Avec de nouvelles voix, comme celle de « Gerda Glockenspiel » sur l’ambitieux Fascination Béton et sur le nostalgique Ville de Nuit, le quatrième album des Clopes marque une évolution par rapport aux productions initiales de Kim Giani sous le nom du groupe. On passe progressivement de l’individuel au collectif, de la virtualité à la réalité. De la provocation aux allures d’amateurisme goguenard à un soin plus grand apporté à la forme. Sans jamais se prendre au sérieux pour autant, en particulier dans un chant cherchant parfois le dérisoire (Contact, du pur Kim Giani, tant au niveau texte que vocaux, même si la chanson s’offre le luxe d’un bel envol final).

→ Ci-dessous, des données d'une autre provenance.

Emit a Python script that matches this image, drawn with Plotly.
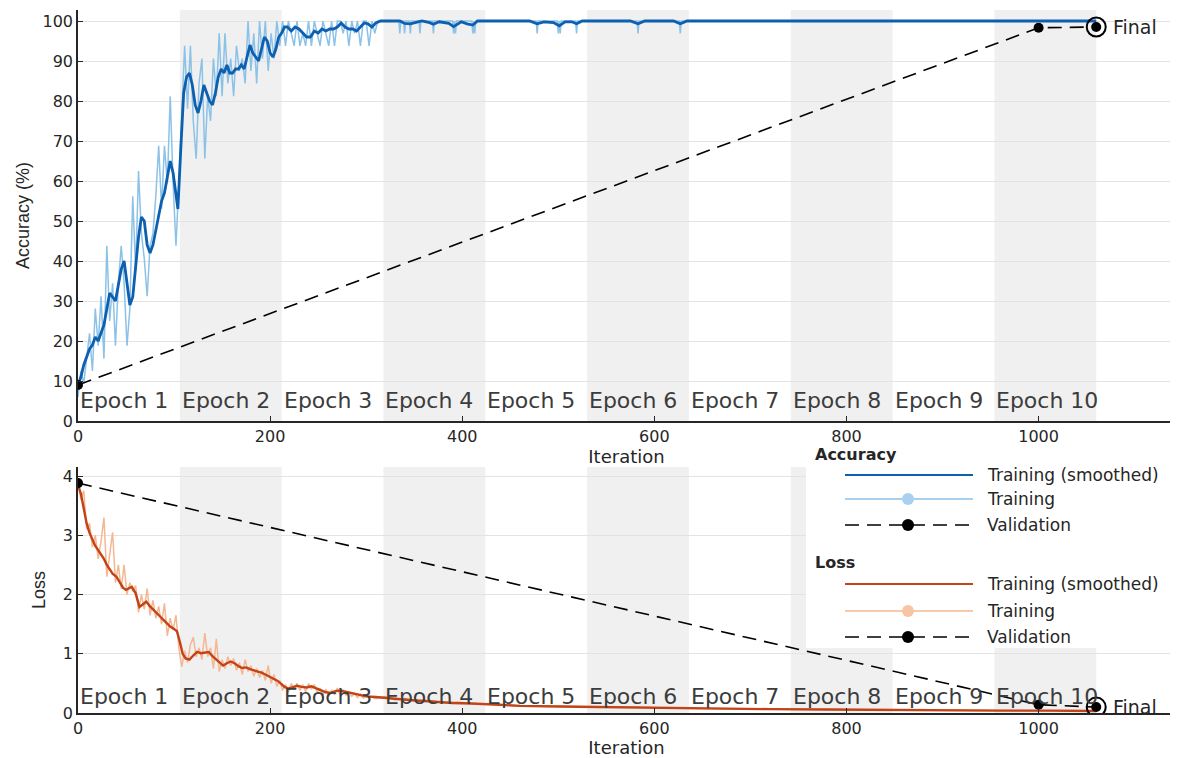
import plotly.graph_objects as go

# ---------------- data ----------------
epoch_edges = [0, 106, 212, 318, 424, 530, 636, 742, 848, 954, 1060]
epoch_labels = ["Epoch 1", "Epoch 2", "Epoch 3", "Epoch 4", "Epoch 5",
                "Epoch 6", "Epoch 7", "Epoch 8", "Epoch 9", "Epoch 10"]

# smoothed training accuracy (%)
acc_smooth_iter = [0, 3, 6, 9, 12, 15, 18, 21, 24, 27, 30, 33, 36, 39, 42, 45, 48, 51, 54, 57,
                   60, 63, 66, 69, 72, 75, 78, 81, 84, 87, 90, 93, 96, 99, 102, 104, 107, 110,
                   113, 116, 119, 122, 125, 128, 131, 134, 137, 140, 143, 146, 149, 152, 155,
                   158, 161, 164, 167, 170, 173, 176, 179, 182, 185, 188, 191, 194, 197, 200,
                   203, 206, 209, 212, 215, 218, 222, 226, 230, 234, 238, 242, 246, 250, 254,
                   258, 262, 266, 270, 274, 278, 282, 286, 290, 294, 298, 302, 306, 310, 315,
                   335, 340, 346, 352, 358, 366, 370, 376, 386, 391, 394, 399, 405, 411, 416,
                   470, 478, 485, 495, 501, 507, 514, 519, 525, 575, 583, 590, 620, 627, 634, 1060]
acc_smooth_val = [9, 11, 14, 16, 18, 19, 21, 20, 22, 24, 28, 32, 31, 30, 34, 38, 40, 35, 29, 31,
                  38, 46, 51, 50, 44, 42, 44, 48, 51, 55, 57, 61, 65, 62, 56, 53, 68, 82,
                  86, 87, 84, 79, 77, 80, 84, 82, 80, 79, 82, 86, 88, 87, 89,
                  87, 87, 88, 88, 89, 88, 91, 94, 92, 91, 90, 93, 96, 95, 92,
                  91, 93, 96, 97, 98.5, 98.5, 97.5, 98.5, 98, 97, 96, 96, 97.5, 97, 98,
                  97.5, 98, 98, 98.5, 99.5, 98.5, 98, 98, 97.5, 98.5, 99.5, 99.3, 98.5, 99.5, 100,
                  100, 99.4, 99.3, 99.6, 100, 99.6, 99.2, 99.8, 99.4, 98.6, 99.0, 99.8, 99.3, 99.0, 100,
                  100, 99.3, 99.8, 99.6, 98.8, 99.8, 99.8, 99.3, 100, 100, 99.3, 100, 100, 99.3, 100, 100]

# raw training accuracy (%)
acc_raw_iter = list(range(0, 318, 3)) + [
    320, 334, 335, 336, 339, 340, 341, 345, 346, 347, 355, 356, 357, 369, 370, 371,
    390, 391, 392, 393, 394, 410, 411, 412, 413, 414, 477, 478, 479, 499, 500, 501,
    502, 503, 518, 519, 520, 582, 583, 584, 626, 627, 628, 1060]
acc_raw_val = [
    6, 12.5, 9.4, 15.6, 21.9, 12.5, 28.1, 18.8, 31.2, 15.6, 43.8, 25, 34.4, 18.8, 34.4, 43.8,
    34.4, 18.8, 28.1, 56.2, 37.5, 62.5, 46.9, 40.6, 31.2, 43.8, 46.9, 56.2, 68.8, 53.1, 68.8,
    59.4, 81.2, 59.4, 43.8, 59.4, 75, 93.8, 78.1, 93.8, 75, 65.6, 84.4, 90.6, 65.6, 81.2, 75,
    90.6, 81.2, 96.9, 81.2, 96.9, 84.4, 90.6, 81.2, 93.8, 87.5, 90.6, 84.4, 100, 87.5, 96.9,
    84.4, 100, 90.6, 100, 87.5, 96.9, 90.6, 100, 93.8, 100, 93.8, 100, 96.9, 93.8, 100, 93.8,
    96.9, 93.8, 100, 93.8, 100, 96.9, 93.8, 100, 96.9, 93.8, 100, 93.8, 100, 100, 96.9, 100,
    93.8, 100, 96.9, 100, 93.8, 100, 100, 93.8, 100, 96.9, 100, 100,
    100, 100, 96.9, 100, 100, 96.9, 100, 100, 96.9, 100, 100, 96.9, 100, 100, 96.9, 100,
    100, 96.9, 100, 96.9, 100, 100, 96.9, 100, 96.9, 100, 100, 96.9, 100, 100, 96.9, 100,
    96.9, 100, 100, 96.9, 100, 100, 96.9, 100, 100, 96.9, 100, 100]

# smoothed training loss
loss_smooth_iter = [0, 3, 6, 9, 12, 15, 18, 21, 24, 27, 30, 33, 36, 40, 44, 47, 50, 53, 56, 60,
                    64, 68, 71, 75, 79, 82, 86, 89, 92, 96, 100, 103, 106, 109, 112, 116, 120,
                    124, 128, 132, 136, 140, 144, 148, 151, 155, 159, 163, 167, 171, 175, 179,
                    183, 187, 191, 195, 199, 203, 207, 211, 215, 219, 223, 228, 233, 238, 243,
                    248, 253, 258, 263, 268, 273, 278, 285, 292, 300, 310, 320, 330, 345, 360,
                    375, 390, 410, 430, 460, 500, 540, 580, 620, 670, 720, 780, 840, 900, 960,
                    1010, 1060]
loss_smooth_val = [3.85, 3.7, 3.45, 3.2, 3.04, 2.92, 2.82, 2.75, 2.68, 2.6, 2.5, 2.42, 2.35, 2.3,
                   2.2, 2.11, 2.08, 2.1, 2.13, 2.02, 1.79, 1.84, 1.88, 1.8, 1.74, 1.69, 1.62,
                   1.57, 1.52, 1.46, 1.42, 1.38, 1.2, 1.0, 0.92, 0.9, 0.97, 1.03, 1.01, 1.02,
                   1.03, 0.96, 0.9, 0.84, 0.8, 0.84, 0.87, 0.84, 0.79, 0.76, 0.77, 0.74, 0.72,
                   0.71, 0.68, 0.65, 0.62, 0.59, 0.55, 0.5, 0.44, 0.41, 0.43, 0.46, 0.44, 0.43,
                   0.45, 0.42, 0.38, 0.35, 0.34, 0.37, 0.38, 0.36, 0.33, 0.3, 0.28, 0.27, 0.25,
                   0.24, 0.22, 0.2, 0.19, 0.17, 0.16, 0.14, 0.12, 0.11, 0.1, 0.09, 0.08, 0.07,
                   0.065, 0.06, 0.05, 0.045, 0.04, 0.04, 0.035]

# raw training loss
loss_raw_iter = list(range(0, 301, 3)) + [
    310, 320, 330, 340, 350, 365, 380, 395, 410, 430, 460, 500, 540, 580, 620, 680,
    740, 800, 860, 920, 980, 1060]
loss_raw_val = [
    3.9, 3.6, 3.75, 3.1, 3.2, 2.8, 3.0, 2.6, 2.9, 3.3, 2.3, 2.7, 3.05, 2.2, 2.5, 2.1, 2.5,
    2.0, 2.2, 2.05, 2.15, 1.7, 2.0, 1.75, 2.1, 1.65, 1.9, 1.6, 1.8, 1.5, 1.85, 1.3, 1.6, 1.4,
    1.65, 1.1, 0.78, 1.05, 0.85, 1.15, 1.28, 0.95, 1.1, 0.9, 1.35, 0.95, 1.1, 0.75, 1.25,
    0.7, 0.9, 0.75, 0.95, 0.8, 0.92, 0.72, 0.85, 0.65, 0.9, 0.7, 0.8, 0.62, 0.75, 0.6, 0.72,
    0.55, 0.8, 0.5, 0.65, 0.45, 0.55, 0.38, 0.48, 0.35, 0.5, 0.4, 0.5, 0.38, 0.48, 0.36, 0.5,
    0.4, 0.48, 0.35, 0.42, 0.3, 0.4, 0.28, 0.38, 0.32, 0.42, 0.3, 0.38, 0.3, 0.35, 0.28,
    0.33, 0.26, 0.32, 0.25, 0.3,
    0.24, 0.28, 0.22, 0.25, 0.2, 0.22, 0.17, 0.19, 0.15, 0.16, 0.12, 0.12, 0.1, 0.1, 0.08,
    0.07, 0.06, 0.06, 0.05, 0.045, 0.04, 0.035]

# validation
val_iter = [0, 1000, 1060]
val_acc = [9.0, 98.3, 98.5]
val_loss = [3.88, 0.14, 0.10]

x_ticks = [0, 200, 400, 600, 800, 1000]
acc_ticks = [0, 10, 20, 30, 40, 50, 60, 70, 80, 90, 100]
loss_ticks = [0, 1, 2, 3, 4]

# ---------------- style ----------------
C_ACC = "#0d5fb0"
C_ACC_RAW = "#8cc2e8"
C_LOSS = "#c24315"
C_LOSS_RAW = "#f5b792"
C_BAND = "#f0f0f0"
C_AX = "#262626"
TICKFONT = dict(family="DejaVu Sans", size=16, color=C_AX)
DASH = "14px,8px"

fig = go.Figure()

# accuracy traces
fig.add_trace(go.Scatter(x=acc_raw_iter, y=acc_raw_val, mode="lines",
                         line=dict(color=C_ACC_RAW, width=1.5), xaxis="x", yaxis="y",
                         showlegend=False))
fig.add_trace(go.Scatter(x=acc_smooth_iter, y=acc_smooth_val, mode="lines",
                         line=dict(color=C_ACC, width=2.8),
                         xaxis="x", yaxis="y", showlegend=False))
fig.add_trace(go.Scatter(x=val_iter, y=val_acc, mode="lines+markers",
                         line=dict(color="black", width=1.6, dash=DASH),
                         marker=dict(color="black", size=10), xaxis="x", yaxis="y",
                         showlegend=False))
fig.add_trace(go.Scatter(x=val_iter[-1:], y=val_acc[-1:], mode="markers",
                         marker=dict(color="rgba(0,0,0,0)", size=19,
                                     line=dict(color="black", width=2)),
                         xaxis="x", yaxis="y", showlegend=False))

# loss traces
fig.add_trace(go.Scatter(x=loss_raw_iter, y=loss_raw_val, mode="lines",
                         line=dict(color=C_LOSS_RAW, width=1.5), xaxis="x2", yaxis="y2",
                         showlegend=False))
fig.add_trace(go.Scatter(x=loss_smooth_iter, y=loss_smooth_val, mode="lines",
                         line=dict(color=C_LOSS, width=2.4),
                         xaxis="x2", yaxis="y2", showlegend=False))
fig.add_trace(go.Scatter(x=val_iter, y=val_loss, mode="lines+markers",
                         line=dict(color="black", width=1.6, dash=DASH),
                         marker=dict(color="black", size=10), xaxis="x2", yaxis="y2",
                         showlegend=False))
fig.add_trace(go.Scatter(x=val_iter[-1:], y=val_loss[-1:], mode="markers",
                         marker=dict(color="rgba(0,0,0,0)", size=19,
                                     line=dict(color="black", width=2)),
                         xaxis="x2", yaxis="y2", showlegend=False))

shapes = []
annotations = []

# epoch bands and labels
for k in range(len(epoch_labels)):
    for xr, yr, ylab in (("x", "y domain", 0.05), ("x2", "y2 domain", 0.066)):
        if k % 2 == 1:
            shapes.append(dict(type="rect", xref=xr, yref=yr, x0=epoch_edges[k],
                               x1=epoch_edges[k + 1], y0=0, y1=1, fillcolor=C_BAND,
                               line=dict(width=0), layer="below"))
        annotations.append(dict(text=epoch_labels[k], x=epoch_edges[k], y=ylab, xref=xr,
                                yref=yr, xanchor="left", yanchor="middle", showarrow=False,
                                xshift=0, font=dict(family="DejaVu Sans", size=22,
                                                    color="#3c3c3c")))

# Final labels
for xr, yr, vals in (("x", "y", val_acc), ("x2", "y2", val_loss)):
    annotations.append(dict(text="Final", x=val_iter[-1], y=vals[-1], xref=xr, yref=yr,
                            xanchor="left", yanchor="middle", xshift=15, showarrow=False,
                            font=dict(family="DejaVu Sans", size=19, color=C_AX)))

# ---------------- manual legend (paper coords) ----------------
def py(p):
    return (713 - p) / 703.0

def px(p):
    return (p - 78) / 1097.0

shapes.append(dict(type="rect", xref="paper", yref="paper", x0=px(806), x1=px(1180),
                   y0=py(648), y1=py(446), fillcolor="white", line=dict(width=0),
                   layer="above"))
legend_rows = [
    ("title", "Accuracy", 454, None),
    ("smooth", "Training (smoothed)", 475, C_ACC),
    ("raw", "Training", 499, C_ACC_RAW),
    ("val", "Validation", 525, "black"),
    ("title", "Loss", 562, None),
    ("smooth", "Training (smoothed)", 584, C_LOSS),
    ("raw", "Training", 611, C_LOSS_RAW),
    ("val", "Validation", 637, "black"),
]
for kind, label, ypix, col in legend_rows:
    if kind == "title":
        annotations.append(dict(text="<b>" + label + "</b>", x=px(813), y=py(ypix),
                                xref="paper", yref="paper", xanchor="left",
                                yanchor="middle", showarrow=False,
                                font=dict(family="DejaVu Sans", size=16, color=C_AX)))
        continue
    lw = {"smooth": 2.2, "raw": 1.3, "val": 1.6}[kind]
    line = dict(color=col, width=lw)
    if kind == "val":
        line["dash"] = DASH
    shapes.append(dict(type="line", xref="paper", yref="paper", x0=px(845), x1=px(973),
                       y0=py(ypix), y1=py(ypix), line=line, layer="above"))
    if kind in ("raw", "val"):
        mc = {"raw": "#a9d1ef" if col == C_ACC_RAW else "#f7c4a6", "val": "black"}[kind]
        shapes.append(dict(type="circle", xref="paper", yref="paper", xsizemode="pixel",
                           ysizemode="pixel", xanchor=px(908), yanchor=py(ypix),
                           x0=-6, x1=6, y0=-6, y1=6, fillcolor=mc,
                           line=dict(width=0), layer="above"))
    annotations.append(dict(text=label, x=px(985), y=py(ypix), xref="paper", yref="paper",
                            xanchor="left", yanchor="middle", showarrow=False,
                            font=dict(family="DejaVu Sans", size=17, color=C_AX)))

axis_common = dict(showline=True, linecolor=C_AX, linewidth=1.5, ticks="inside",
                   ticklen=5, tickcolor=C_AX, tickfont=TICKFONT, zeroline=False,
                   automargin=False)

# the page body has an 8px margin, so the figure is sized/offset to compensate
fig.update_layout(
    width=1170, height=750,
    margin=dict(l=70, r=3, t=2, b=45),
    paper_bgcolor="white", plot_bgcolor="white",
    showlegend=False,
    xaxis=dict(domain=[0, 1], range=[0, 1142], anchor="y", tickvals=x_ticks,
               showgrid=False,
               title=dict(text="Iteration", standoff=3,
                          font=dict(family="DejaVu Sans", size=18, color=C_AX)),
               **axis_common),
    yaxis=dict(domain=[292 / 703, 1], range=[0, 102.75], anchor="x", tickvals=acc_ticks,
               showgrid=True, gridcolor="#e3e3e3", gridwidth=1,
               title=dict(text="Accuracy (%)", standoff=8,
                          font=dict(family="Liberation Sans", size=18, color=C_AX)),
               **axis_common),
    xaxis2=dict(domain=[0, 1], range=[0, 1142], anchor="y2", tickvals=x_ticks,
                showgrid=False,
                title=dict(text="Iteration", standoff=3,
                           font=dict(family="DejaVu Sans", size=18, color=C_AX)),
                **axis_common),
    yaxis2=dict(domain=[0, 246 / 703], range=[0, 4.152], anchor="x2", tickvals=loss_ticks,
                showgrid=True, gridcolor="#e3e3e3", gridwidth=1,
                title=dict(text="Loss", standoff=13,
                           font=dict(family="Liberation Sans", size=18, color=C_AX)),
                **axis_common),
    shapes=shapes,
    annotations=annotations,
)

fig.write_html("out.html")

Bien entendu, qatr reste dans un registre similaire aux albums précédents , les synthétiseurs « vintage », les beats électroniques et la basse menant alternativement la danse comme il se doit, mais on sent dès le titre d’introduction, le surprenant Périgord Noir, un souci mélodique qui va au-delà de l’envie de créer des hymnes faciles à brailler en chœur dans un pogo général. Bon, on dit ça, mais on s’imagine bien brailler en chœur, un grand sourire aux lèvres : « Tu as la flemme ! » (La flemme), mais quelque chose de mystérieux se dégage d’un Ma fumée monte au ciel, en dépit de son imagerie absurdement religieuse contrastant avec ses paroles grotesques. Déguisée en chien est une chronique décalée, à l’innocence charmante, d’une expérience sadomasochiste, dont on aimerait bien qu’elle dépasse le format de trois minutes. Plus surprenant encore, Actualisation voit les Clopes baisser le masque et chanter la chienne de vie ordinaire de beaucoup d’entre nous. Virginie tant pis distille (pour la première fois chez les Clopes ?) une tristesse sincère, comme s’il était temps d’arrêter de rire. Qatr témoigne donc que la multiplication des compositeurs et des interprètes induit, logiquement, une complexification bienvenue de la musique, avec des hauts et des bas (suivant les goûts de chacun), ce qui est une vraie bonne nouvelle…
Laissons le dernier mot à Kim : « C’est pour moi très émouvant qu’on ait construit ensemble un objet musical qu’on ne comprend pas nous-mêmes. »
Ça s’appelle la magie de la musique, ce qu’on n’attendait pas forcément de part des Clopes. On avait tort.